Cache Dependency Graph — Deep Dive

cachepy automatically tracks which cached function called which and which files each depends on. This tutorial covers the full graph API.

Notebook version

This tutorial is also available as a Jupyter notebook: notebooks/04_cache_graph.ipynb

Building a Pipeline

When cached functions call other cached functions, parent → child edges are recorded automatically.

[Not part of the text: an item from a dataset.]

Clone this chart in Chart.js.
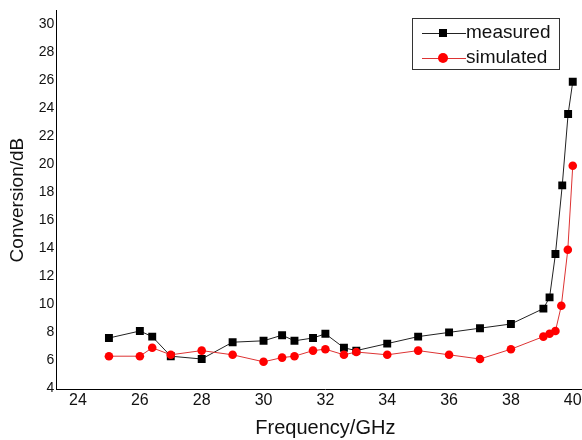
<!DOCTYPE html>
<html>
<head>
<meta charset="utf-8">
<script src="https://cdn.jsdelivr.net/npm/chart.js@4/dist/chart.umd.min.js"></script>
<style>
    html, body { margin: 0; padding: 0; background: #fff; overflow: hidden; }
    #wrap { width: 582px; height: 440px; overflow: hidden; }
</style>
</head>
<body>
<div id="wrap"><canvas id="convChart" width="600" height="440"></canvas></div>
<script>
const freqMeasured = [25, 26, 26.4, 27, 28, 29, 30, 30.6, 31, 31.6, 32, 32.6, 33, 34, 35, 36, 37, 38, 39.05, 39.25, 39.44, 39.66, 39.85, 40];
const convMeasured = [7.6, 8.1, 7.7, 6.3, 6.1, 7.3, 7.4, 7.8, 7.4, 7.6, 7.9, 6.9, 6.7, 7.2, 7.7, 8.0, 8.3, 8.6, 9.7, 10.5, 13.6, 18.5, 23.6, 25.9];

const freqSimulated = [25, 26, 26.4, 27, 28, 29, 30, 30.6, 31, 31.6, 32, 32.6, 33, 34, 35, 36, 37, 38, 39.05, 39.25, 39.44, 39.63, 39.84, 40];
const convSimulated = [6.3, 6.3, 6.9, 6.4, 6.7, 6.4, 5.9, 6.2, 6.3, 6.7, 6.8, 6.4, 6.6, 6.4, 6.7, 6.4, 6.1, 6.8, 7.7, 7.9, 8.1, 9.9, 13.9, 19.9];

const xTicks = [24, 26, 28, 30, 32, 34, 36, 38, 40];
const yTicks = [4, 6, 8, 10, 12, 14, 16, 18, 20, 22, 24, 26, 28, 30];

const FONT = "'Liberation Sans', Arial, sans-serif";

function toPoints(xs, ys) {
    return xs.map((x, i) => ({ x: x, y: ys[i] }));
}

// legend drawn inside the plot, line through marker like the original
const boxLegend = {
    id: "boxLegend",
    afterDraw(chart) {
        const ctx = chart.ctx;
        const x0 = 412, y0 = 18, w = 147, h = 51;
        ctx.save();
        ctx.fillStyle = "#fff";
        ctx.fillRect(x0, y0, w, h);
        ctx.strokeStyle = "#333";
        ctx.lineWidth = 1;
        ctx.strokeRect(x0 + 0.5, y0 + 0.5, w, h);
        chart.data.datasets.forEach((ds, i) => {
            const cy = y0 + 15 + i * 25;
            ctx.strokeStyle = ds.borderColor;
            ctx.lineWidth = 1;
            ctx.beginPath();
            ctx.moveTo(x0 + 10, cy + 0.5);
            ctx.lineTo(x0 + 54, cy + 0.5);
            ctx.stroke();
            ctx.fillStyle = ds.pointBackgroundColor;
            if (ds.pointStyle === "rect") {
                ctx.fillRect(x0 + 27, cy - 4, 8, 8);
            } else {
                ctx.beginPath();
                ctx.arc(x0 + 31, cy, 5, 0, Math.PI * 2);
                ctx.fill();
            }
            ctx.fillStyle = "#111";
            ctx.font = "19px " + FONT;
            ctx.textBaseline = "middle";
            ctx.fillText(ds.label, x0 + 54, cy);
        });
        ctx.restore();
    },
};

new Chart(document.getElementById("convChart"), {
    type: "line",
    data: {
        datasets: [
            {
                label: "measured",
                data: toPoints(freqMeasured, convMeasured),
                borderColor: "#222",
                borderWidth: 1,
                pointStyle: "rect",
                pointRadius: 5.6,
                pointBackgroundColor: "#000",
                pointBorderWidth: 0,
                tension: 0,
                order: 1,
            },
            {
                label: "simulated",
                data: toPoints(freqSimulated, convSimulated),
                borderColor: "#d33",
                borderWidth: 1,
                pointStyle: "circle",
                pointRadius: 4.3,
                pointBackgroundColor: "#f00",
                pointBorderWidth: 0,
                tension: 0,
                order: 0,
            },
        ],
    },
    options: {
        responsive: false,
        animation: false,
        layout: { padding: { left: 6, top: 5, right: 0, bottom: 0 } },
        plugins: {
            legend: { display: false },
            tooltip: { enabled: false },
        },
        scales: {
            x: {
                type: "linear",
                min: 23.3,
                max: 40.7,
                afterBuildTicks: (scale) => {
                    scale.ticks = xTicks.map((v) => ({ value: v }));
                },
                grid: { display: false, drawTicks: false },
                border: { display: true, color: "#000", width: 1 },
                ticks: {
                    padding: 1,
                    color: "#111",
                    font: { family: FONT, size: 16 },
                    maxRotation: 0,
                },
                title: {
                    display: true,
                    text: "Frequency/GHz",
                    color: "#111",
                    font: { family: FONT, size: 20 },
                    padding: { top: 5, bottom: 0 },
                },
            },
            y: {
                min: 3.9,
                max: 31,
                afterBuildTicks: (scale) => {
                    scale.ticks = yTicks.map((v) => ({ value: v }));
                },
                grid: { display: false, drawTicks: false },
                border: { display: true, color: "#000", width: 1 },
                ticks: {
                    padding: 2,
                    color: "#111",
                    font: { family: FONT, size: 14 },
                },
                title: {
                    display: true,
                    text: "Conversion/dB",
                    color: "#111",
                    font: { family: FONT, size: 19 },
                    padding: { top: 0, bottom: 8 },
                },
            },
        },
    },
    plugins: [boxLegend],
});
</script>
</body>
</html>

from cachepy import cache_file, cache_tree_nodes, cache_tree_reset

cache_dir = "/tmp/graph_demo"

@cache_file(cache_dir)
def load_counts(path):
    return {"genes": ["TP53", "BRCA1", "EGFR"], "counts": [100, 250, 80]}

@cache_file(cache_dir)
def normalize(counts):
    total = sum(counts["counts"])
    return {g: c / total for g, c in zip(counts["genes"], counts["counts"])}

@cache_file(cache_dir)
def pipeline(path):
    return normalize(load_counts(path))

result = pipeline("samples/counts.csv")

Inspecting Nodes

for nid, node in cache_tree_nodes().items():
    print(f"{node['fname']:15s}  parents={node.get('parents', [])}  "
          f"children={node.get('children', [])}")

Each node contains: fname, hash, parents, children, files, file_hashes, outfile.

File Tracking

track_file(path) registers a file dependency and stores its content hash:

from cachepy import track_file

@cache_file(cache_dir)
def read_data(path):
    p = track_file(path)  # registers dependency
    return p.read_text()

Staleness Detection

from cachepy import cache_tree_changed_files

stale = cache_tree_changed_files()
for nid, info in stale.items():
    print(f"{info['node']['fname']}: {info['changed_files']}")

Visualisation

from cachepy import plot_cache_graph

fig = plot_cache_graph(highlight_stale=True)

Node colours:

Colour Meaning
Navy (#1D3557) Cached and up-to-date
Amber (#FBBC04) Stale — tracked file changed
Gray (#F1F3F5) Cache file missing
Light blue (#E8F0FE) Tracked file node

Save to file:

plot_cache_graph(output="graph.png")

Graph Persistence

from cachepy import cache_tree_save, cache_tree_load, cache_tree_sync

# Save / load
cache_tree_save("my_graph.pkl")
cache_tree_load("my_graph.pkl")

# Sync merges disk graph into memory (non-destructive)
cache_tree_sync(cache_dir)  # reads graph.pkl

The graph is also auto-persisted to graph.pkl in the cache directory on every function execution.

Querying by File

from cachepy import cache_tree_for_file

dependents = cache_tree_for_file("/path/to/data.tsv")
for nid, node in dependents.items():
    print(f"  {node['fname']}")

Complex DAG

Diamond-shaped dependencies (two branches merging) are tracked correctly:

@cache_file(cache_dir)
def integrate(sample):
    expr = branch_expression(sample)   # branch A
    muts = branch_mutations(sample)    # branch B
    return {g: expr[g] for g in muts if g in expr}

See the notebook for the full diamond DAG example with visualisation.